Set the lines down again exactly, first line through the line that contains "import seaborn as sns", with no pictures.

BEGIN Records

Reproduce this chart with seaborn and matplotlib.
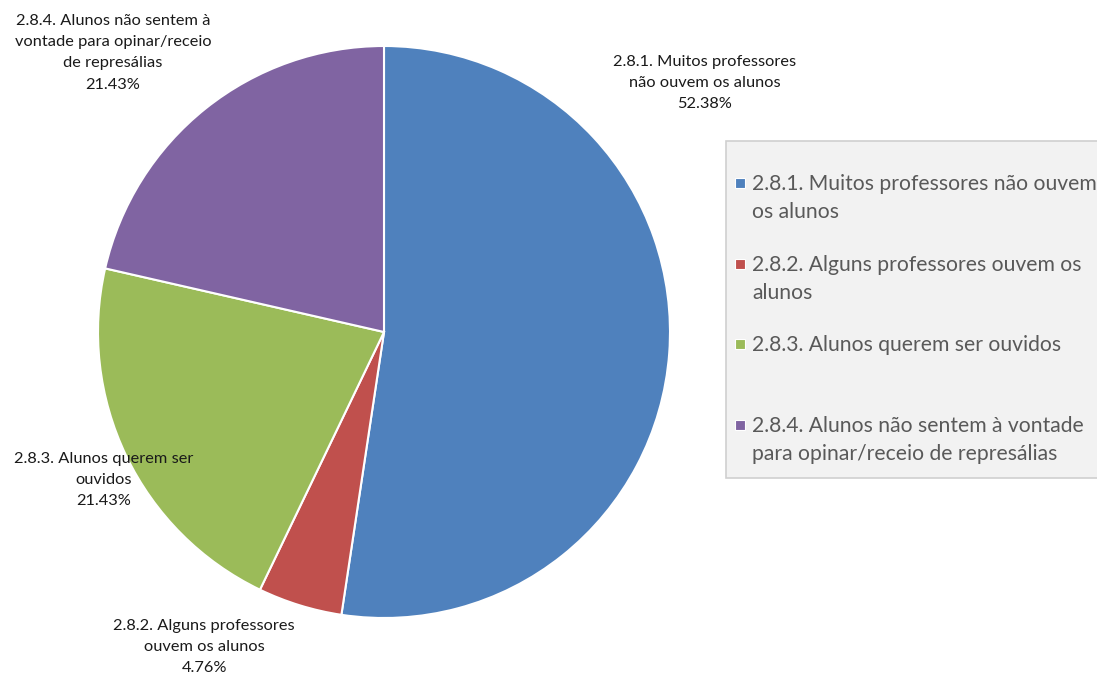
import matplotlib
matplotlib.use("Agg")
import matplotlib.pyplot as plt
from matplotlib.patches import Rectangle
import seaborn as sns

# --- Data ---
categories = [
    "2.8.1. Muitos professores não ouvem os alunos",
    "2.8.2. Alguns professores ouvem os alunos",
    "2.8.3. Alunos querem ser ouvidos",
    "2.8.4. Alunos não sentem à vontade para opinar/receio de represálias",
]
percentages = [52.38, 4.76, 21.43, 21.43]

# wrapped texts as they appear in the chart
slice_labels = [
    "2.8.1. Muitos professores\nnão ouvem os alunos",
    "2.8.2. Alguns professores\nouvem os alunos",
    "2.8.3. Alunos querem ser\nouvidos",
    "2.8.4. Alunos não sentem à\nvontade para opinar/receio\nde represálias",
]
legend_labels = [
    "2.8.1. Muitos professores não ouvem\nos alunos",
    "2.8.2. Alguns professores ouvem os\nalunos",
    "2.8.3. Alunos querem ser ouvidos",
    "2.8.4. Alunos não sentem à vontade\npara opinar/receio de represálias",
]

colors = ["#4F81BD", "#C0504D", "#9BBB59", "#8064A2"]
# label anchor positions (data units, pie radius = 1)
label_pos = [(1.122, 0.871), (-0.629, -1.101), (-0.979, -0.517), (-0.948, 0.976)]

sns.set_theme(style="white")
plt.rcParams["font.family"] = ["Lato", "DejaVu Sans"]

W, H = 1097, 675
fig = plt.figure(figsize=(W / 100, H / 100), dpi=100)
fig.patch.set_facecolor("white")

cx, cy, r = 384, 332, 286
ax = fig.add_axes([(cx - r) / W, (H - cy - r) / H, 2 * r / W, 2 * r / H])
ax.pie(percentages, colors=colors, startangle=90, counterclock=False,
       radius=1, wedgeprops=dict(edgecolor="white", linewidth=1.5))
ax.set_xlim(-1, 1)
ax.set_ylim(-1, 1)
ax.set_aspect("auto")
ax.axis("off")

for lab, pct, (x, y) in zip(slice_labels, percentages, label_pos):
    ax.text(x, y, f"{lab}\n{pct:.2f}%", ha="center", va="center",
            fontsize=11.8, color="#1a1a1a", linespacing=1.65, clip_on=False)

# --- Legend box (manual) ---
lx0, ly0, ly1 = 726, 141, 478
fig.patches.append(Rectangle((lx0 / W, 1 - ly1 / H), (W - lx0 + 10) / W, (ly1 - ly0) / H,
                             transform=fig.transFigure, facecolor="#f2f2f2",
                             edgecolor="#d0d0d0", linewidth=1.2))
first_line_y = 183
step = 80.7
for i, (lab, col) in enumerate(zip(legend_labels, colors)):
    yc = first_line_y + i * step
    fig.patches.append(Rectangle(((735) / W, 1 - (yc + 5) / H), 10 / W, 10 / H,
                                 transform=fig.transFigure, facecolor=col,
                                 edgecolor="white", linewidth=0.8))
    fig.text(752 / W, 1 - (yc - 9) / H, lab, ha="left", va="top",
             fontsize=15.2, color="#595959", linespacing=1.5)

fig.savefig("out.png", dpi=100)
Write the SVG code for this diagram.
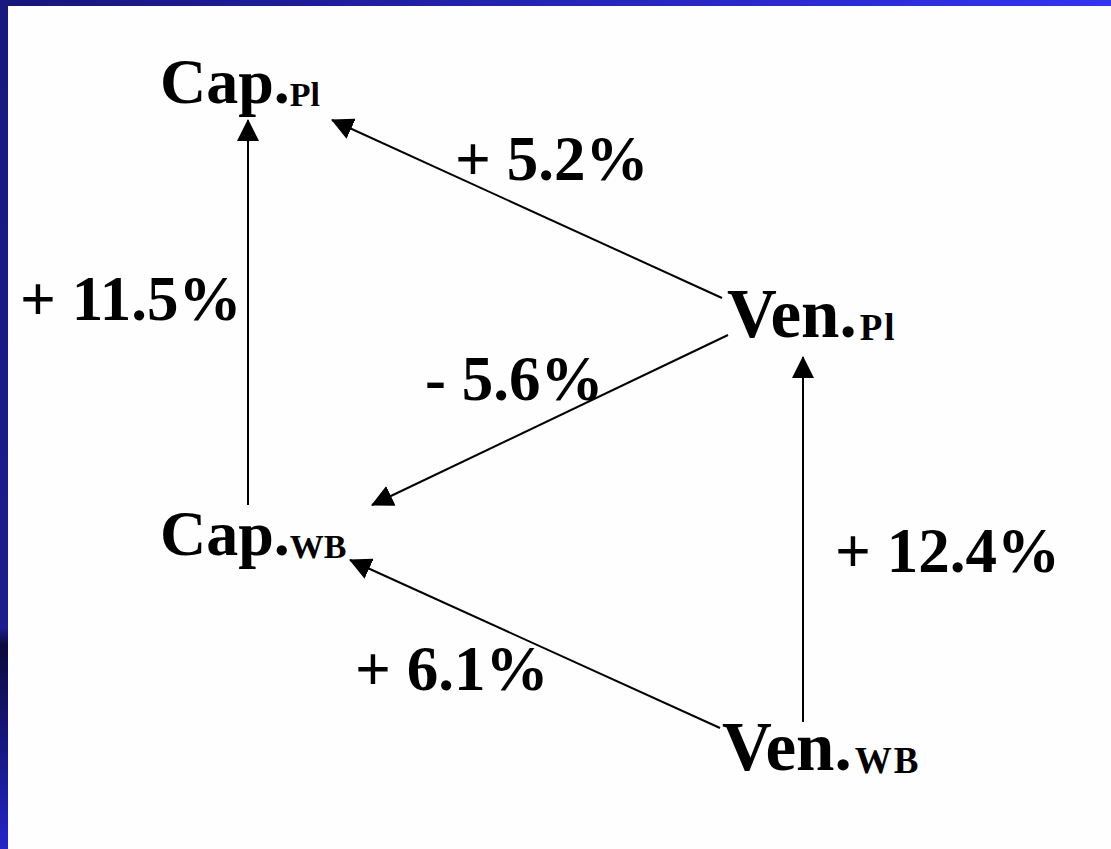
<svg xmlns="http://www.w3.org/2000/svg" width="1111" height="849" viewBox="0 0 1111 849">
<defs>
<linearGradient id="topg" x1="0" y1="0" x2="1" y2="0">
<stop offset="0" stop-color="#16167a"/>
<stop offset="1" stop-color="#3333f2"/>
</linearGradient>
<linearGradient id="leftg" x1="0" y1="0" x2="0" y2="1">
<stop offset="0" stop-color="#18187e"/>
<stop offset="0.74" stop-color="#1c1c8c"/>
<stop offset="0.76" stop-color="#0b0b3c"/>
<stop offset="1" stop-color="#2424c8"/>
</linearGradient>
<marker id="ah" viewBox="0 0 22 22" refX="21" refY="11" markerWidth="22" markerHeight="22" markerUnits="userSpaceOnUse" orient="auto">
<path d="M0,0 L22,11 L0,22 Z" fill="#000"/>
</marker>
<style>
.t{font-family:"Liberation Serif","Times New Roman",serif;font-weight:bold;fill:#000}
.n{font-size:64px}
.v{font-size:69px}
.s{font-size:34px}
.sv{font-size:37px;letter-spacing:2px}
.l{font-size:63px}
.c{stroke:#000;stroke-width:2;fill:none;marker-end:url(#ah)}
</style>
</defs>
<rect width="1111" height="849" fill="#fefefe"/>
<rect x="0" y="0" width="1111" height="6" fill="url(#topg)"/>
<rect x="0" y="0" width="8" height="849" fill="url(#leftg)"/>
<g id="connectors">
<line class="c" x1="248" y1="505" x2="248" y2="120"/>
<line class="c" x1="722" y1="298" x2="332" y2="120"/>
<line class="c" x1="728" y1="335" x2="372" y2="505"/>
<line class="c" x1="803" y1="722" x2="803" y2="357"/>
<line class="c" x1="720" y1="728" x2="350" y2="560"/>
</g>
<g id="capPl"><text class="t n" x="160" y="103">Cap.<tspan class="s" dy="3">Pl</tspan></text></g>
<g id="venPl"><text class="t v" x="727" y="337">Ven.<tspan class="sv" dx="3" dy="3">Pl</tspan></text></g>
<g id="capWB"><text class="t n" x="160" y="555">Cap.<tspan class="s" dy="3">WB</tspan></text></g>
<g id="venWB"><text class="t v" x="722" y="770">Ven.<tspan class="sv" dx="3" dy="3">WB</tspan></text></g>
<g id="labels">
<text class="t l" x="20" y="320">+ 11.5%</text>
<text class="t l" x="455" y="180">+ 5.2%</text>
<text class="t l" x="425" y="400">- 5.6%</text>
<text class="t l" x="835" y="572">+ 12.4%</text>
<text class="t l" x="355" y="690">+ 6.1%</text>
</g>
</svg>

END Records

* **Reply**:
Reproduce this chart with seaborn and matplotlib.
import matplotlib
matplotlib.use("Agg")
import matplotlib.pyplot as plt
from matplotlib.patches import Rectangle
import seaborn as sns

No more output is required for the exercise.